TASK TO COMPLETE. Reproduce each line of the material exactly, minus any picture.

SOURCE EXCERPT.
....
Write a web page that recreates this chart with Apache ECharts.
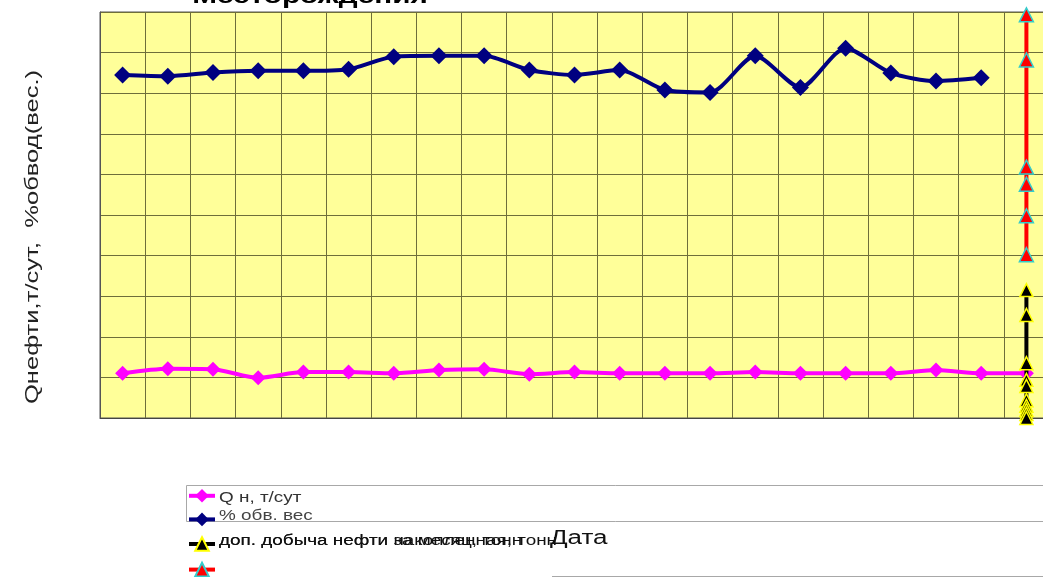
<!DOCTYPE html>
<html>
<head>
<meta charset="utf-8">
<script src="https://cdn.jsdelivr.net/npm/echarts@6/dist/echarts.min.js"></script>
<style>
  html, body { margin: 0; padding: 0; background: #ffffff; }
  #chart { width: 1043px; height: 577px; }
</style>
</head>
<body>
<div id="chart"></div>
<script>
// Monthly periods along the date axis (labels are not printed on the axis)
const categories = ['1', '2', '3', '4', '5', '6', '7', '8', '9', '10', '11',
                    '12', '13', '14', '15', '16', '17', '18', '19', '20', '21'];

// Oil rate, t/day
const oilRate = [11.0, 12.1, 12.0, 9.9, 11.3, 11.3, 11.0, 11.8, 12.0, 10.8, 11.3,
                 11.0, 11.0, 11.0, 11.3, 11.0, 11.0, 11.0, 11.8, 11.0, 11.0];

// Water cut, % by weight
const waterCut = [84.5, 84.2, 85.1, 85.5, 85.5, 85.9, 89.0, 89.2, 89.2, 85.7,
                  84.5, 85.7, 80.8, 80.2, 89.2, 81.4, 91.1, 85.0, 83.0, 83.8];

// Extra oil production for the last period
const extraPeriodIndex = 20;
const extraMonthly = [31.5, 25.4, 13.5, 9.4, 7.9, 4.4, 3.0, 2.0, 1.0, 0];
const extraCumulative = [99.3, 88.2, 61.8, 57.6, 49.8, 40.2];

const seriesNames = ['Q н, т/сут', '% обв. вес',
                     'доп. добыча нефти за месяц, тонн',
                     'доп. добыча нефти накопленная, тонн'];

const titleText = 'Месторождения';
const yTitleText = 'Qнефти,т/сут,  %обвод(вес.)';
const xTitleText = 'Дата';

const FONT = '"Liberation Sans", Arial, sans-serif';
const SX = 1.35; // horizontal text stretch

const chart = echarts.init(document.getElementById('chart'), null, { renderer: 'canvas' });

function txt(x, y, text, font, fill, align, extra) {
  return Object.assign({
    type: 'text', x: x, y: y, scaleX: SX, z: 10,
    style: {
      text: text, font: font, fill: fill,
      align: align, textAlign: align,
      verticalAlign: 'middle', textVerticalAlign: 'middle'
    }
  }, extra || {});
}

const option = {
  animation: false,
  backgroundColor: '#ffffff',
  grid: {
    left: 100, top: 12, width: 949, height: 406,
    containLabel: false, outerBoundsMode: 'none',
    show: true, backgroundColor: '#FFFF99',
    borderColor: '#555555', borderWidth: 1
  },
  xAxis: {
    type: 'category',
    data: categories,
    boundaryGap: true,
    axisLine: { show: true, lineStyle: { color: '#444444', width: 1 } },
    axisTick: { show: false },
    axisLabel: { show: false },
    splitLine: { show: true, lineStyle: { color: '#6e6e3a', width: 1 } }
  },
  yAxis: {
    type: 'value',
    min: 0, max: 100, interval: 10,
    axisLine: { show: true, lineStyle: { color: '#555555' } },
    axisTick: { show: false },
    axisLabel: { show: false },
    splitLine: { show: true, lineStyle: { color: '#6e6e3a', width: 1 } }
  },
  legend: {
    orient: 'vertical',
    left: 187, top: 489, height: 120,
    padding: 0,
    itemWidth: 26, itemHeight: 17, itemGap: 10,
    formatter: function () { return ''; },
    textStyle: { fontSize: 12, lineHeight: 14 },
    lineStyle: { width: 4 },
    selectedMode: false,
    data: seriesNames
  },
  series: [
    {
      name: seriesNames[0], type: 'line', data: oilRate,
      smooth: 0.25, symbol: 'diamond', symbolSize: 15,
      lineStyle: { color: '#FF00FF', width: 4 },
      itemStyle: { color: '#FF00FF' }, z: 2
    },
    {
      name: seriesNames[1], type: 'line', data: waterCut,
      smooth: 0.25, symbol: 'diamond', symbolSize: 17,
      lineStyle: { color: '#000080', width: 4 },
      itemStyle: { color: '#000080' }, z: 3
    },
    {
      name: seriesNames[2], type: 'line', clip: false,
      data: extraMonthly.map(function (v) { return [extraPeriodIndex, v]; }),
      symbol: 'triangle', symbolSize: 13,
      lineStyle: { color: '#000000', width: 4 },
      itemStyle: { color: '#000000', borderColor: '#FFFF00', borderWidth: 1.5 }, z: 4
    },
    {
      name: seriesNames[3], type: 'line', clip: false,
      data: extraCumulative.map(function (v) { return [extraPeriodIndex, v]; }),
      symbol: 'triangle', symbolSize: 14,
      lineStyle: { color: '#FF0000', width: 4 },
      itemStyle: { color: '#FF0000', borderColor: '#33CCCC', borderWidth: 1.5 }, z: 5
    }
  ],
  graphic: [
    // legend frame and lower frame edge
    { type: 'rect', z: 1, shape: { x: 186.5, y: 485.5, width: 900, height: 36 },
      style: { fill: 'none', stroke: '#a8a8a8', lineWidth: 1 } },
    { type: 'line', z: 1, shape: { x1: 552, y1: 576.5, x2: 1043, y2: 576.5 },
      style: { stroke: '#a8a8a8', lineWidth: 1 } },
    // chart title
    txt(310, -3, titleText, 'bold 22px ' + FONT, '#000000', 'center'),
    // value axis title
    txt(33, 237, yTitleText, '18px ' + FONT, '#222222', 'center',
        { rotation: Math.PI / 2, scaleX: 1.42 }),
    // date axis title
    txt(550, 538, xTitleText, '20px ' + FONT, '#111111', 'left', { scaleX: 1.3 }),
    // legend labels
    txt(219, 498, seriesNames[0], '14px ' + FONT, '#333333', 'left'),
    txt(219, 516, seriesNames[1], '14px ' + FONT, '#444444', 'left'),
    txt(219, 541, seriesNames[2], '14px ' + FONT, '#111111', 'left'),
    txt(219, 541, seriesNames[3], '14px ' + FONT, '#111111', 'left')
  ]
};

chart.setOption(option);
</script>
</body>
</html>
....
RESPONSE TO THIS TASK.
Write a web page that recreates this chart with Apache ECharts.
<!DOCTYPE html>
<html>
<head>
<meta charset="utf-8">
<script src="https://cdn.jsdelivr.net/npm/echarts@6/dist/echarts.min.js"></script>
<style>
  html, body { margin: 0; padding: 0; background: #ffffff; }
  #chart { width: 1043px; height: 577px; }
</style>
</head>
<body>
<div id="chart"></div>
<script>
// Monthly periods along the date axis (labels are not printed on the axis)
const categories = ['1', '2', '3', '4', '5', '6', '7', '8', '9', '10', '11',
                    '12', '13', '14', '15', '16', '17', '18', '19', '20', '21'];

// Oil rate, t/day
const oilRate = [11.0, 12.1, 12.0, 9.9, 11.3, 11.3, 11.0, 11.8, 12.0, 10.8, 11.3,
                 11.0, 11.0, 11.0, 11.3, 11.0, 11.0, 11.0, 11.8, 11.0, 11.0];

// Water cut, % by weight
const waterCut = [84.5, 84.2, 85.1, 85.5, 85.5, 85.9, 89.0, 89.2, 89.2, 85.7,
                  84.5, 85.7, 80.8, 80.2, 89.2, 81.4, 91.1, 85.0, 83.0, 83.8];

// Extra oil production for the last period
const extraPeriodIndex = 20;
const extraMonthly = [31.5, 25.4, 13.5, 9.4, 7.9, 4.4, 3.0, 2.0, 1.0, 0];
const extraCumulative = [99.3, 88.2, 61.8, 57.6, 49.8, 40.2];

const seriesNames = ['Q н, т/сут', '% обв. вес',
                     'доп. добыча нефти за месяц, тонн',
                     'доп. добыча нефти накопленная, тонн'];

const titleText = 'Месторождения';
const yTitleText = 'Qнефти,т/сут,  %обвод(вес.)';
const xTitleText = 'Дата';

const FONT = '"Liberation Sans", Arial, sans-serif';
const SX = 1.35; // horizontal text stretch

const chart = echarts.init(document.getElementById('chart'), null, { renderer: 'canvas' });

function txt(x, y, text, font, fill, align, extra) {
  return Object.assign({
    type: 'text', x: x, y: y, scaleX: SX, z: 10,
    style: {
      text: text, font: font, fill: fill,
      align: align, textAlign: align,
      verticalAlign: 'middle', textVerticalAlign: 'middle'
    }
  }, extra || {});
}

const option = {
  animation: false,
  backgroundColor: '#ffffff',
  grid: {
    left: 100, top: 12, width: 949, height: 406,
    containLabel: false, outerBoundsMode: 'none',
    show: true, backgroundColor: '#FFFF99',
    borderColor: '#555555', borderWidth: 1
  },
  xAxis: {
    type: 'category',
    data: categories,
    boundaryGap: true,
    axisLine: { show: true, lineStyle: { color: '#444444', width: 1 } },
    axisTick: { show: false },
    axisLabel: { show: false },
    splitLine: { show: true, lineStyle: { color: '#6e6e3a', width: 1 } }
  },
  yAxis: {
    type: 'value',
    min: 0, max: 100, interval: 10,
    axisLine: { show: true, lineStyle: { color: '#555555' } },
    axisTick: { show: false },
    axisLabel: { show: false },
    splitLine: { show: true, lineStyle: { color: '#6e6e3a', width: 1 } }
  },
  legend: {
    orient: 'vertical',
    left: 187, top: 489, height: 120,
    padding: 0,
    itemWidth: 26, itemHeight: 17, itemGap: 10,
    formatter: function () { return ''; },
    textStyle: { fontSize: 12, lineHeight: 14 },
    lineStyle: { width: 4 },
    selectedMode: false,
    data: seriesNames
  },
  series: [
    {
      name: seriesNames[0], type: 'line', data: oilRate,
      smooth: 0.25, symbol: 'diamond', symbolSize: 15,
      lineStyle: { color: '#FF00FF', width: 4 },
      itemStyle: { color: '#FF00FF' }, z: 2
    },
    {
      name: seriesNames[1], type: 'line', data: waterCut,
      smooth: 0.25, symbol: 'diamond', symbolSize: 17,
      lineStyle: { color: '#000080', width: 4 },
      itemStyle: { color: '#000080' }, z: 3
    },
    {
      name: seriesNames[2], type: 'line', clip: false,
      data: extraMonthly.map(function (v) { return [extraPeriodIndex, v]; }),
      symbol: 'triangle', symbolSize: 13,
      lineStyle: { color: '#000000', width: 4 },
      itemStyle: { color: '#000000', borderColor: '#FFFF00', borderWidth: 1.5 }, z: 4
    },
    {
      name: seriesNames[3], type: 'line', clip: false,
      data: extraCumulative.map(function (v) { return [extraPeriodIndex, v]; }),
      symbol: 'triangle', symbolSize: 14,
      lineStyle: { color: '#FF0000', width: 4 },
      itemStyle: { color: '#FF0000', borderColor: '#33CCCC', borderWidth: 1.5 }, z: 5
    }
  ],
  graphic: [
    // legend frame and lower frame edge
    { type: 'rect', z: 1, shape: { x: 186.5, y: 485.5, width: 900, height: 36 },
      style: { fill: 'none', stroke: '#a8a8a8', lineWidth: 1 } },
    { type: 'line', z: 1, shape: { x1: 552, y1: 576.5, x2: 1043, y2: 576.5 },
      style: { stroke: '#a8a8a8', lineWidth: 1 } },
    // chart title
    txt(310, -3, titleText, 'bold 22px ' + FONT, '#000000', 'center'),
    // value axis title
    txt(33, 237, yTitleText, '18px ' + FONT, '#222222', 'center',
        { rotation: Math.PI / 2, scaleX: 1.42 }),
    // date axis title
    txt(550, 538, xTitleText, '20px ' + FONT, '#111111', 'left', { scaleX: 1.3 }),
    // legend labels
    txt(219, 498, seriesNames[0], '14px ' + FONT, '#333333', 'left'),
    txt(219, 516, seriesNames[1], '14px ' + FONT, '#444444', 'left'),
    txt(219, 541, seriesNames[2], '14px ' + FONT, '#111111', 'left'),
    txt(219, 541, seriesNames[3], '14px ' + FONT, '#111111', 'left')
  ]
};

chart.setOption(option);
</script>
</body>
</html>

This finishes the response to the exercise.